Remember this children’s ditty? I’m using myself and my husband as the example.
Jose and Lisa sitting in a tree,
K.I.S.S.I.N.G.
First comes love,
Then comes marriage,
Then comes a baby in a baby carriage.
As a little girl, this was the expectation for how my life would unfold. Find a nice man, get married, and have a family, just as my parents did, and their parents before them. Sure, I came of age in the 80s, so there was college, a career, travel, and other big dreams thrown in there, but marriage and children were always a part of the picture.
I was 34 years old when I finally married Mr. Fabulous. Four years later, a doctor told me I’d never have biological children of my own. Those first years of our married lives were a crazy rollercoaster of desire and desperation, filled with doctor’s appointments and a desperate drive to complete my image of the perfect family.
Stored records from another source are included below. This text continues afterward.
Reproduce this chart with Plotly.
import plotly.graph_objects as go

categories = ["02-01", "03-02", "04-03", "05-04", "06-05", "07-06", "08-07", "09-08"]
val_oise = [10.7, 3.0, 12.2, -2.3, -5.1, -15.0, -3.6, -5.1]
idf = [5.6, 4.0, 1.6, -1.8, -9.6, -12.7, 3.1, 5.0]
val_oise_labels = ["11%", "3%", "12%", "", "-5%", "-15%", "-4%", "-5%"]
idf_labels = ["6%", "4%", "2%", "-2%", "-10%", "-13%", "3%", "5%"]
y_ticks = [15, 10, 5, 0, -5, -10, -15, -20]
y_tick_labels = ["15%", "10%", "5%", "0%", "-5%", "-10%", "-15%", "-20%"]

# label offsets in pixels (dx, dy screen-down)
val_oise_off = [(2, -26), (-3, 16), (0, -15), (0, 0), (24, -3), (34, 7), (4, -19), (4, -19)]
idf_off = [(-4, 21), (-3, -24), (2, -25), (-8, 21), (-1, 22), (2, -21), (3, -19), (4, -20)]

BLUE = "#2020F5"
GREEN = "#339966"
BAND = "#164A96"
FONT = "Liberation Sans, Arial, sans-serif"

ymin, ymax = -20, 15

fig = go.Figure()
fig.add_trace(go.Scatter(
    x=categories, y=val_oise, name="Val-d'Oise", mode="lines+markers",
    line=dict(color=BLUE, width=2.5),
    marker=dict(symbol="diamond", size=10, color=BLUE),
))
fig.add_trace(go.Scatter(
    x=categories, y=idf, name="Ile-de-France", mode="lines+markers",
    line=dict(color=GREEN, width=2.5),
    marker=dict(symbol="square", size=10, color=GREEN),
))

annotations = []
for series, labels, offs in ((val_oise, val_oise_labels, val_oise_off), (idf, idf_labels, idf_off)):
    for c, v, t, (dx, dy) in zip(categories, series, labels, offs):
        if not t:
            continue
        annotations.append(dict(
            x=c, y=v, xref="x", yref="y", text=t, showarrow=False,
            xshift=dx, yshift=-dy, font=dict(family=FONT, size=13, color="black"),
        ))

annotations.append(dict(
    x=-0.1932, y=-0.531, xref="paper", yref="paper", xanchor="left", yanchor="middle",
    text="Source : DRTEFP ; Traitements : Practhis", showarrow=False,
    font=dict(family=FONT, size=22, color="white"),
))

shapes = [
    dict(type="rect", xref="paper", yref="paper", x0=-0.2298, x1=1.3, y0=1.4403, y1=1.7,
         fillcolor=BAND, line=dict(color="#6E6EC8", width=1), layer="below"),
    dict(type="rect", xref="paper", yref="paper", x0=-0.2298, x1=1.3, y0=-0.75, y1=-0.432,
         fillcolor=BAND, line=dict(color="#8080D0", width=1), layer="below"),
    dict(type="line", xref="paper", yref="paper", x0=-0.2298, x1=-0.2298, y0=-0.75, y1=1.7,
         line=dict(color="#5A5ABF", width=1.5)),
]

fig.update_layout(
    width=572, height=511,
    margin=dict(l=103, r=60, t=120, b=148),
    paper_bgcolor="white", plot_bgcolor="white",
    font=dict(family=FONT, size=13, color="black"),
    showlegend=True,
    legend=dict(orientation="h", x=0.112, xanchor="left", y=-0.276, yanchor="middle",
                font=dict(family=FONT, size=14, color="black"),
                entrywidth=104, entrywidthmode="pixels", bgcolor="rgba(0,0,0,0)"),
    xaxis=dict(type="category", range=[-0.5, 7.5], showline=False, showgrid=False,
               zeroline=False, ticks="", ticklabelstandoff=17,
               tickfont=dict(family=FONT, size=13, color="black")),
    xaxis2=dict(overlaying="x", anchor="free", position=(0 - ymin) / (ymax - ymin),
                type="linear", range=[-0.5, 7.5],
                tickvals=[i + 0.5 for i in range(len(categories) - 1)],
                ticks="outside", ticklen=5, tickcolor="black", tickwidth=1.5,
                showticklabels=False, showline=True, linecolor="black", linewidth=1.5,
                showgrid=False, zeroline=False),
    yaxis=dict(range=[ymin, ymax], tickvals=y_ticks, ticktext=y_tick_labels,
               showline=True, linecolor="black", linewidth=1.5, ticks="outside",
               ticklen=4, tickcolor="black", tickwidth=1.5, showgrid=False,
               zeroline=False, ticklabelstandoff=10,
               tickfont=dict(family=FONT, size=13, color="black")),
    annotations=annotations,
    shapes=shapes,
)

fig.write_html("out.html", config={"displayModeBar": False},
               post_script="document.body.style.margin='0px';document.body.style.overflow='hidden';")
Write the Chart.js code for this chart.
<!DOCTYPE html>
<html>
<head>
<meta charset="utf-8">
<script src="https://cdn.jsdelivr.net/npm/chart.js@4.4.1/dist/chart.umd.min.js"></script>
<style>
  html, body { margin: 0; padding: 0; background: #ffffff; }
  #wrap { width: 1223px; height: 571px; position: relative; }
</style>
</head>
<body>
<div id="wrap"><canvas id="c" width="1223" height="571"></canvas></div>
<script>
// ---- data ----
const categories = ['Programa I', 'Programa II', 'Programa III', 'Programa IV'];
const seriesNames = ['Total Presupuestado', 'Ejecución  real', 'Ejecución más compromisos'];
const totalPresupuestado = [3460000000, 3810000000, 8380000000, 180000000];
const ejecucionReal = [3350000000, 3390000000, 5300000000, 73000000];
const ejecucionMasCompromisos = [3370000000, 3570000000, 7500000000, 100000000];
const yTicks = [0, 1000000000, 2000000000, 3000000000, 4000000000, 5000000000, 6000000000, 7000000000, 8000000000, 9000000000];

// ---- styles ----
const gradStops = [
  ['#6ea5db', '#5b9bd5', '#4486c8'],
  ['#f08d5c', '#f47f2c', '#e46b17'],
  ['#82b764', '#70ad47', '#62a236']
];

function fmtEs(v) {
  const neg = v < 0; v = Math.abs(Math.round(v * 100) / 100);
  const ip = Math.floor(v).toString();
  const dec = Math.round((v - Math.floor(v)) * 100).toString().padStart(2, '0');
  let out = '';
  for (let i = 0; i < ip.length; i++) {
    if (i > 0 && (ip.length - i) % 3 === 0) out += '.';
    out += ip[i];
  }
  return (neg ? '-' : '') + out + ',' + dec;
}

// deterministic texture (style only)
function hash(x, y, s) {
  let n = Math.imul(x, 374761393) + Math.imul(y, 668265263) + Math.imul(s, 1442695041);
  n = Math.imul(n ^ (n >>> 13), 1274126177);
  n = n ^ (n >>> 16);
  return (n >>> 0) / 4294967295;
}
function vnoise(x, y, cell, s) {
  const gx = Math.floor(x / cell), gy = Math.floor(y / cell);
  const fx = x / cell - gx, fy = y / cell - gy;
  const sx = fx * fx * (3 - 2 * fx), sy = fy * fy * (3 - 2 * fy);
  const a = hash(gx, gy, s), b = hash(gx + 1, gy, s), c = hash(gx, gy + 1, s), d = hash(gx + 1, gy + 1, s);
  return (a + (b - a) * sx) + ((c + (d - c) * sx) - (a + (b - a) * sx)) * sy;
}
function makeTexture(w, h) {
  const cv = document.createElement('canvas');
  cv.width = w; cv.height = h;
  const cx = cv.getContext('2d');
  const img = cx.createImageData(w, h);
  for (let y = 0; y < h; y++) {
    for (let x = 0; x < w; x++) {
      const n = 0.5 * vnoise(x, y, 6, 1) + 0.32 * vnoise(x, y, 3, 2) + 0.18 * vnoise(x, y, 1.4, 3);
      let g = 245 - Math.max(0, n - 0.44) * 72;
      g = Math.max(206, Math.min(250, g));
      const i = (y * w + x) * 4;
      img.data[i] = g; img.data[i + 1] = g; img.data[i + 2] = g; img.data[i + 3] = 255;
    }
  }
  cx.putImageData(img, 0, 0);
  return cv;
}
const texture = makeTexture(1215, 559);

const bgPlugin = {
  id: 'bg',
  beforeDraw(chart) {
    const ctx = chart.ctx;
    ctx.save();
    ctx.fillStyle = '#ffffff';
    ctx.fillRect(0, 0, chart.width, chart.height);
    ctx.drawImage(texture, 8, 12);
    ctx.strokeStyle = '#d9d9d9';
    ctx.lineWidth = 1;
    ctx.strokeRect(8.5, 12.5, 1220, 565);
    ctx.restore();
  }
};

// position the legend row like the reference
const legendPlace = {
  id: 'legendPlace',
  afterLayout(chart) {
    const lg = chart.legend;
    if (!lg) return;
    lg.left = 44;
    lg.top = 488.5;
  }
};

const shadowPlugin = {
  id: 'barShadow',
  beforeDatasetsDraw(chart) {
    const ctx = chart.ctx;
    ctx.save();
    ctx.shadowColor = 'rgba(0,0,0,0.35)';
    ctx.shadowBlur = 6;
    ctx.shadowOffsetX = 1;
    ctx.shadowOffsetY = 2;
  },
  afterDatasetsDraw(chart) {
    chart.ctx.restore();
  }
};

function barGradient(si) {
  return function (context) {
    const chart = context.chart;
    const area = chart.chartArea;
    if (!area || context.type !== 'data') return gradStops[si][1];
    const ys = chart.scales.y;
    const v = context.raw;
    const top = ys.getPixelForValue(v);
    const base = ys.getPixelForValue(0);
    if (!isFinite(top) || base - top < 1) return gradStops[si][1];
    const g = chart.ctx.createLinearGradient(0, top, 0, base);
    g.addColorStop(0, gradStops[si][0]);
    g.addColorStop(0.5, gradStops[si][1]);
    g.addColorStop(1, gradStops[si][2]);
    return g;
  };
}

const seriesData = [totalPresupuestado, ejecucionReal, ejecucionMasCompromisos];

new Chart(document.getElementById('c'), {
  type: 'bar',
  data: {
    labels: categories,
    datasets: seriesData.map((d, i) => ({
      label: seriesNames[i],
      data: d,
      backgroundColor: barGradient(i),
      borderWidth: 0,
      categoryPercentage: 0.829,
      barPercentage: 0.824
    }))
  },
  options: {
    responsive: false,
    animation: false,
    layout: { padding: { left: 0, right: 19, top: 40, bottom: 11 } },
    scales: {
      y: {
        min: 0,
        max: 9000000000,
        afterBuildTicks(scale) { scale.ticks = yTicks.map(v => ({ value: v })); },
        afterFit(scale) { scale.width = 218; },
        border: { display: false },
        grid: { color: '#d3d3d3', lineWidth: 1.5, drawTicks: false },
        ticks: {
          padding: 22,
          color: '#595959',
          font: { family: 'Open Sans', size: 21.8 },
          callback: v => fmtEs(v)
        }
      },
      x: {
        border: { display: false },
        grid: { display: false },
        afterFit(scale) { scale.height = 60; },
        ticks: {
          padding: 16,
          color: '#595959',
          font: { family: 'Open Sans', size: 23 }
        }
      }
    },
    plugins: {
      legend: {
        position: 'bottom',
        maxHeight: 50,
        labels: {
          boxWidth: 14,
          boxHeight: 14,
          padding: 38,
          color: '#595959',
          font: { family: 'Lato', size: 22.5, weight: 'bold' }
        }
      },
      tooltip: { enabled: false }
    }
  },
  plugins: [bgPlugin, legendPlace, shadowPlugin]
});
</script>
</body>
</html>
Even after this hopeless diagnosis, I kept pursuing that dream, convinced that the next doctor would have the secret elixir or that adoption would be my quick-fix solution.
I think I could have continued to look for a solution forever – there was always something else to try – but I realized something from that children’s ditty. After all that kissing in trees, there are three things that are supposed to follow – love, marriage, and children. In my pursuit of the baby in the baby carriage, I was frittering away two: the love and the marriage. I already had a wonderful life, doing work that I loved, in a city that I loved, with someone I loved. If I never had children, I’d still have that wonderful life.
We live in a culture of high expectations, where, as women, we expect to be able to have it all. But anyone who’s lived for any length of time knows that you don’t always get what you want. I wanted motherhood, but it wasn’t meant to be, so I was left with two options: spend the rest of my life mourning what I’d lost and living with the hope that maybe a miracle would happen, or start figuring out how to build a life without children.
I chose the latter.
It was the hardest decision I’ve ever made, but now, two years later, I’m free to fully enjoy that fabulous marriage with that fabulous husband. Motherhood is only one small part of the life I imagined for myself and I am so much more than just an infertile woman. I discovered that there is life after infertility and that a life without children can still be a wonderful life.